A. 🕋 Problem Statement

The use of LLM (Anthropic, OpenAI…) in production encounters for 2 giant issues: Cost and Latency. Traditional caching solutions (Redis, Memcached) works based on exact-match.

However, users often ask vocally different but intentionally similar questions (i.e. “Who’s CEO of Google” and “Google’s current CEO?”). Exact-match solutions fail to accomplish in this case, which results in the costly API calls (latency 2~5s, cost by token).

B. 🧰 Proposed Solution

🕊️ Strix: a high-performance Semantic Cache Proxy

The system converts query statements (user prompt) into vector embeddings in a procedure called vectorization, thus doing the similarity searching to find and return cached results.
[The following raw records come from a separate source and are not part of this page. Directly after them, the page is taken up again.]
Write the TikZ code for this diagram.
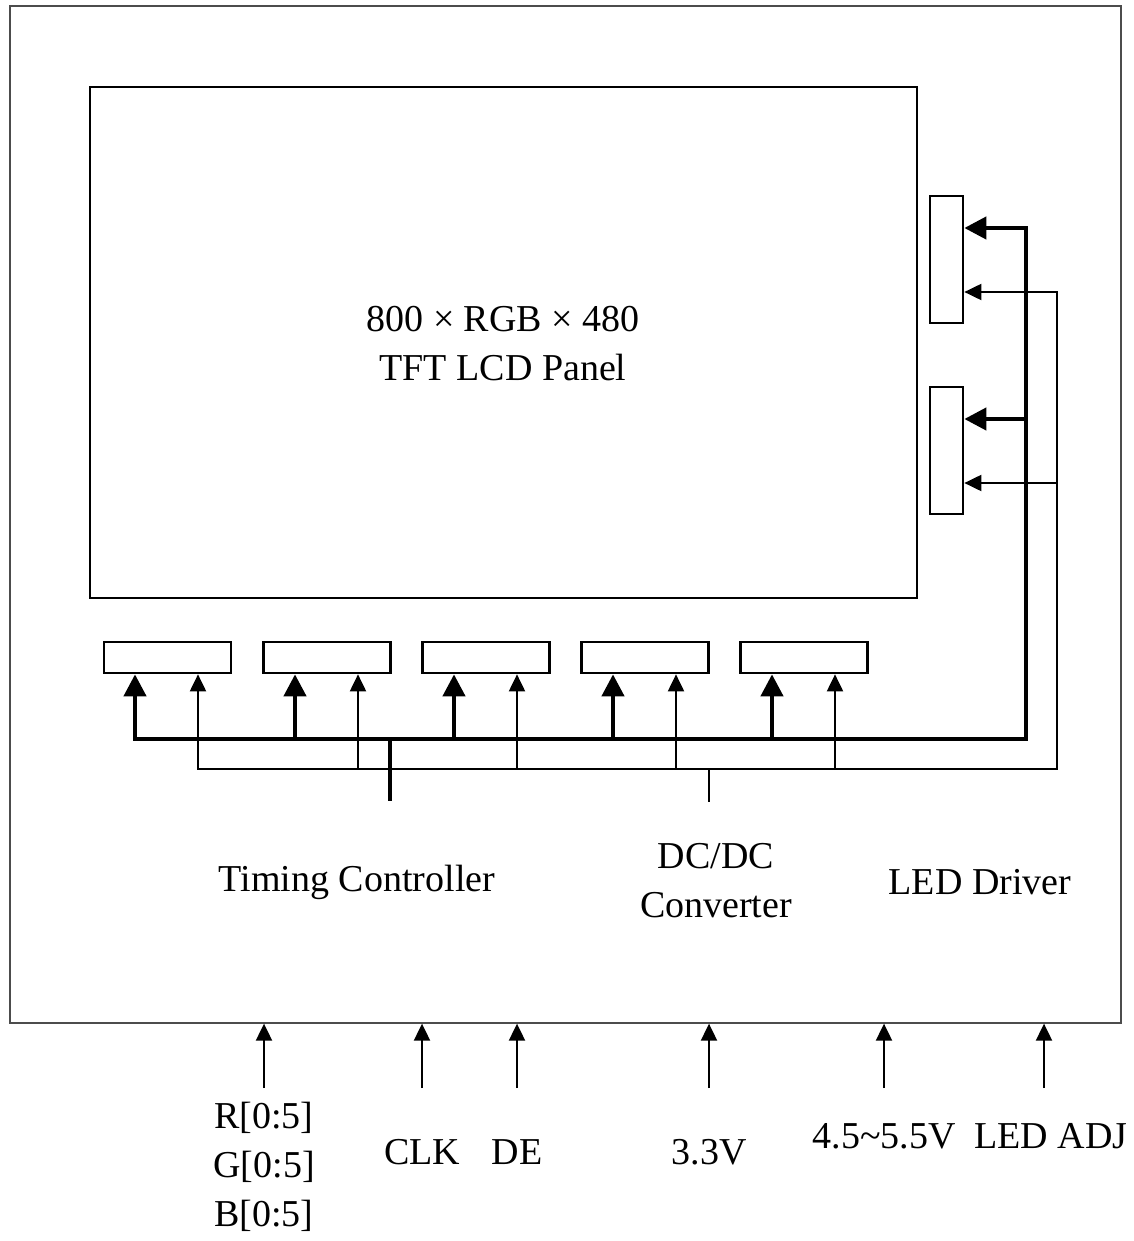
\documentclass[tikz,border=0pt]{standalone}
\usepackage{fontspec}
\setmainfont{Liberation Serif}
\usetikzlibrary{arrows.meta}
\begin{document}
\begin{tikzpicture}[x=1pt,y=-1pt,
  lbl/.style={font=\fontsize{38}{49}\selectfont, align=center, inner sep=0pt},
  conn/.style={draw, line width=2.7pt, fill=white, inner sep=0pt},
  thickbus/.style={line width=4.3pt},
  thinbus/.style={line width=2pt},
  thickhead/.tip={Triangle[length=22pt,width=22pt]},
  thinhead/.tip={Triangle[length=17pt,width=16pt]},
  thickarrow/.style={thickbus, -thickhead},
  thinarrow/.style={thinbus, -thinhead},
  inarrow/.style={line width=2pt, -{Triangle[length=17pt,width=16pt]}}]
\useasboundingbox (0,0) rectangle (1134,1241);
\fill[white] (0,0) rectangle (1134,1241);
% frame and panel
\node (frame) [draw=black!70, line width=1.3pt, minimum width=1111pt, minimum height=1017pt, inner sep=0pt] at (565.5,514.5) {};
\node (panel) [draw, line width=2.5pt, minimum width=827pt, minimum height=511pt, inner sep=0pt] at (503.5,342.5) {};
\node (ptext) [lbl] at (503,344) {800 × RGB × 480\\TFT LCD Panel};
% bottom connectors
\foreach \i/\cx in {1/167.5,2/327,3/486,4/645,5/804}
  \node (bb\i) [conn, minimum width=127pt, minimum height=31pt] at (\cx,657.5) {};
% right connectors
\node (rb1) [conn, minimum width=33pt, minimum height=127pt] at (946.5,259.5) {};
\node (rb2) [conn, minimum width=33pt, minimum height=127pt] at (946.5,450.5) {};
% bus coordinates
\coordinate (tb0) at (135,739);
\coordinate (tbc) at (1026,739);
\coordinate (tbt) at (1026,228);
\coordinate (tb2) at (1026,419);
\coordinate (ts0) at (198,769);
\coordinate (tsc) at (1057,769);
\coordinate (tst) at (1057,292);
\coordinate (ts2) at (1057,483);
\coordinate (tstub) at (390,739);
\coordinate (tstubE) at (390,801);
\coordinate (sstub) at (709,769);
\coordinate (sstubE) at (709,802);
% thick bus
\draw[thickbus, thickhead-thickhead] (bb1.south -| tb0) -- (tb0) -- (tbc) -- (tbt) -- (tbt -| rb1.east);
\draw[thickarrow] (tb2) -- (tb2 -| rb2.east);
\foreach \x/\b in {295/2,454/3,613/4,772/5}
  \draw[thickarrow] (\x,739) -- (bb\b.south -| \x,739);
\draw[thickbus] (tstub) -- (tstubE);
% thin bus
\draw[thinbus, thinhead-thinhead] (bb1.south -| ts0) -- (ts0) -- (tsc) -- (tst) -- (tst -| rb1.east);
\draw[thinarrow] (ts2) -- (ts2 -| rb2.east);
\foreach \x/\b in {358/2,517/3,676/4,835/5}
  \draw[thinarrow] (\x,769) -- (bb\b.south -| \x,769);
\draw[thinbus] (sstub) -- (sstubE);
% block labels
\node (tc) [lbl] at (357,882) {Timing Controller};
\node (dc) [lbl] at (716,881) {DC/DC\\Converter};
\node (led) [lbl] at (980,882) {LED Driver};
% inputs
\foreach \n/\x in {rgb/264,clk/422,de/517,v33/709,v5/884,adj/1044}{
  \coordinate (in\n) at (\x,1088);
  \draw[inarrow] (in\n) -- (in\n |- frame.south);
}
\node (lrgb) [lbl] at (264,1167) {R[0:5]\\G[0:5]\\B[0:5]};
\node (lclk) [lbl] at (422,1152) {CLK};
\node (lde) [lbl] at (517,1152) {DE};
\node (l33) [lbl] at (709,1152) {3.3V};
\node (l5) [lbl] at (884,1136) {4.5\textasciitilde5.5V};
\node (ladj) [lbl] at (1051,1136) {LED ADJ};
\end{tikzpicture}
\end{document}
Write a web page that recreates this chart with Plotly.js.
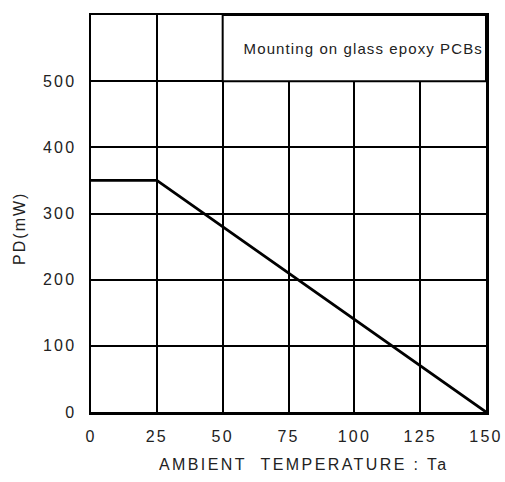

C. ♨️ Non-functional Requirements

Hardware: Single node, 4 vCPU and 8GB RAM.
Latency: < 50ms total.
Throughput: Minimal 1,000 QPS.
Memory: Hard limit for RAM usage, no OOM.

D. ⚡ Functional Requirements

Proxying: Block user requests sending to LLM Providers.
Vectorization (on premise): Embed an inference model to convert text into vector right at Proxy (local inference).
Semantic Search: Similarity vector search in memory with configurable threshold. For example, Cosine Similarity > 0.9.
Cache Management: Mechanisms for storage and cache eviction when the memory is full.

E. ⛩️ High-level Architecture

HTTP Gateway - Layer 7 (Golang): Handles HTTP connection pool, parse JSON, manage request lifecycle and timeout.

IPC Contract (gRPC): Defines the Protobuf contract for payload communication through Unix Domain Socket (UDS).